I was a marshmallow of a kid, and it heavily impacted my upbringing. I was incredibly lucky to come from a loving, supportive family. At the same time, my mum had a lot of baggage from her own childhood experiences with weight loss, etc. While her methods at times- likely out of personal frustration- felt tantamount to bullying, that was never her intention. She encouraged me into trying a bunch of diets, sports, and eventually fitness. Most of them didn’t stick, and I’m sure that the issue felt really resonant for her. Fitness had totally changed her life and how she was able to navigate it. Overall she just wanted me to be happy, albeit through her own lens.
 
The thing is, even as a kid I wanted what she wanted, but it felt so out of my reach that it was a constant source of stress and anxiety for me. So many tears and a recurring cycle of self-doubt. You’re 1000% right that we’re inundated with these messages of what we “should” look like, etc, and it’s next to impossible to decipher what we actually want vs what society tells us that we want.
 
After a childhood of trying again and again, realistically exercise and a better understanding of nutrition didn’t really start to take for me until I was around 20. I get how hard all of this is, because it’s been such a focus and point of contention for my entire life.
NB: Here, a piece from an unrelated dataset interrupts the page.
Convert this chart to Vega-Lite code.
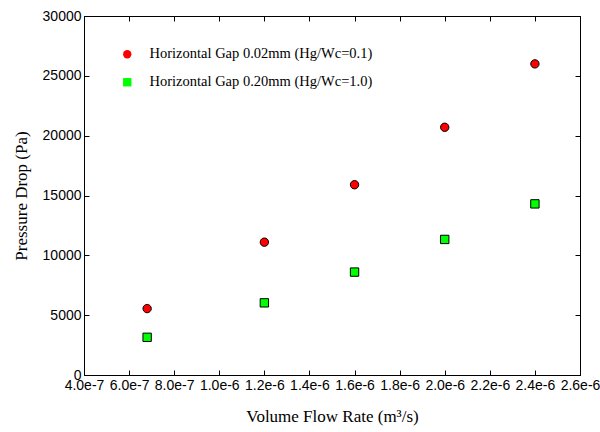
{
  "$schema": "https://vega.github.io/schema/vega-lite/v6.json",
  "width": 496,
  "height": 359,
  "autosize": {"type": "none"},
  "padding": {"left": 84, "top": 16, "right": 20, "bottom": 57},
  "background": "white",
  "data": {
    "values": [
      {"q": 6.8e-7, "dp": 5550, "series": "Horizontal Gap 0.02mm (Hg/Wc=0.1)"},
      {"q": 1.2e-6, "dp": 11100, "series": "Horizontal Gap 0.02mm (Hg/Wc=0.1)"},
      {"q": 1.6e-6, "dp": 15900, "series": "Horizontal Gap 0.02mm (Hg/Wc=0.1)"},
      {"q": 2.0e-6, "dp": 20700, "series": "Horizontal Gap 0.02mm (Hg/Wc=0.1)"},
      {"q": 2.4e-6, "dp": 26000, "series": "Horizontal Gap 0.02mm (Hg/Wc=0.1)"},
      {"q": 6.8e-7, "dp": 3150, "series": "Horizontal Gap 0.20mm (Hg/Wc=1.0)"},
      {"q": 1.2e-6, "dp": 6030, "series": "Horizontal Gap 0.20mm (Hg/Wc=1.0)"},
      {"q": 1.6e-6, "dp": 8600, "series": "Horizontal Gap 0.20mm (Hg/Wc=1.0)"},
      {"q": 2.0e-6, "dp": 11330, "series": "Horizontal Gap 0.20mm (Hg/Wc=1.0)"},
      {"q": 2.4e-6, "dp": 14300, "series": "Horizontal Gap 0.20mm (Hg/Wc=1.0)"}
    ]
  },
  "config": {
    "view": {"stroke": "black", "strokeWidth": 1},
    "axis": {
      "grid": false,
      "domainColor": "black",
      "tickColor": "black",
      "labelColor": "black",
      "titleColor": "black",
      "labelFont": "Liberation Sans",
      "labelFontSize": 14,
      "titleFont": "Liberation Serif",
      "titleFontSize": 17,
      "titleFontWeight": "normal",
      "tickSize": -5,
      "labelOverlap": false,
      "labelFlush": false
    },
    "legend": {
      "orient": "none",
      "legendX": 36,
      "legendY": 31,
      "padding": 0,
      "labelFont": "Liberation Serif",
      "labelFontSize": 14.5,
      "labelColor": "black",
      "labelOffset": 15,
      "rowPadding": 13,
      "symbolStrokeColor": "black",
      "symbolStrokeWidth": 1,
      "symbolSize": 70,
      "labelLimit": 400
    }
  },
  "layer": [
    {
      "mark": {"type": "point", "filled": true, "stroke": "black", "strokeWidth": 1, "opacity": 1, "size": 70},
      "encoding": {
        "x": {
          "field": "q", "type": "quantitative",
          "scale": {"domain": [4e-7, 2.6e-6], "nice": false, "zero": false},
          "axis": {
            "values": [4e-7, 6e-7, 8e-7, 1e-6, 1.2e-6, 1.4e-6, 1.6e-6, 1.8e-6, 2e-6, 2.2e-6, 2.4e-6, 2.6e-6],
            "format": ".1e",
            "labelPadding": 8,
            "tickSize": -5,
            "title": "Volume Flow Rate (m³/s)",
            "titlePadding": 16
          }
        },
        "y": {
          "field": "dp", "type": "quantitative",
          "scale": {"domain": [0, 30000], "nice": false},
          "axis": {
            "values": [0, 5000, 10000, 15000, 20000, 25000, 30000],
            "format": "d",
            "labelPadding": 8,
            "tickSize": -5,
            "title": "Pressure Drop (Pa)",
            "titlePadding": 12
          }
        },
        "fill": {
          "field": "series", "type": "nominal",
          "scale": {"domain": ["Horizontal Gap 0.02mm (Hg/Wc=0.1)", "Horizontal Gap 0.20mm (Hg/Wc=1.0)"], "range": ["#ff0000", "#00ff00"]},
          "legend": {"title": null}
        },
        "shape": {
          "field": "series", "type": "nominal",
          "scale": {"domain": ["Horizontal Gap 0.02mm (Hg/Wc=0.1)", "Horizontal Gap 0.20mm (Hg/Wc=1.0)"], "range": ["circle", "square"]},
          "legend": {"title": null}
        }
      }
    },
    {
      "mark": {"type": "point", "opacity": 0},
      "encoding": {
        "x": {
          "field": "q", "type": "quantitative",
          "scale": {"domain": [4e-7, 2.6e-6], "nice": false, "zero": false},
          "axis": {
            "orient": "top",
            "values": [4e-7, 6e-7, 8e-7, 1e-6, 1.2e-6, 1.4e-6, 1.6e-6, 1.8e-6, 2e-6, 2.2e-6, 2.4e-6, 2.6e-6],
            "labels": false, "title": null, "domain": false, "tickSize": -5
          }
        },
        "y": {
          "field": "dp", "type": "quantitative",
          "scale": {"domain": [0, 30000], "nice": false},
          "axis": {
            "orient": "right",
            "values": [0, 5000, 10000, 15000, 20000, 25000, 30000],
            "labels": false, "title": null, "domain": false, "tickSize": -5
          }
        }
      }
    }
  ],
  "resolve": {"axis": {"x": "independent", "y": "independent"}}
}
It impacted how I thought people saw me, and having been on both sides, it absolutely changes how people treat you.
 
That’s what I hate most about all of it. I’ve always been the same person, irrespective of what I looked like, but it’s unavoidable to say that people were a lot kinder to me once I lost weight. People who literally wouldn’t give me the time of day before would only be too happy to have a conversation. It’s fucking abysmal how society treats those who don’t fit into a myopic standard, and I don’t have words for how furious it still makes me. There’s no reason for this kind of othering. It’s fucking shameful how society not only tolerates it, but is also complicit in furthering this mentality.
 
In saying all of this, as much as I was dragged kicking and screaming into it, ultimately mum was right. Understanding more about nutrition, and keeping active, has changed my quality of life. Weight loss, personally, was a big part of this. Who am I kidding? Of course it’s been nice to be able to dress in certain ways that weren’t accessible otherwise. It has made being active a lot less of a burden than it had been. I’d grown up straight-up believing that nobody would ever be attracted to me, and it’s inextricable to discern whether this was from how I looked or the confidence the weight loss gave me. It hasn’t remotely made me a better person, or changed who I am inside, but it has allowed me to understand my body in ways I otherwise would not have.
 
I would hope that my achievements (and they have been achievements, because they’ve involved many years of hard work and personal intention) wouldn’t diminish others’. I would hate to think that people would feel bad because of self-motivated decisions I made. It also sucks to feel like I can’t talk about things that have been a massive part of my personal journey. I would hate to make people feel shitty and ultimately, if talking about it means that others would, it’s worth not talking about it every time.
 
I do not for a second believe that anyone’s value is tied to the way they look. I also know that it was incredibly difficult for me for a long time, and it’s only been the last couple of years that I’ve been able to learn that self-compassion and understanding is far more important than numbers, etc. The scale does not matter whatsoever, it’s how you feel in your body.
 
My biggest takeaway from all of my experiences is that they didn’t matter- and changes didn’t happen- until I decided that I was actually doing it for myself. That’s a really hard place to get to, and when people talk about their struggles, trust me I get it. Of course I only have my personal, able-bodied, cis male experiences to go on and I’m not professing to be an expert. Still, a lot of those feelings are universal. It beyond sucks to be made to feel negative about yourself because of others’ expectations. I wish so deeply that society would stop judging and punishing people for how they look, but I’m also realistic about how long it takes society to change. It’s probably not gonna happen in any of our lifetimes.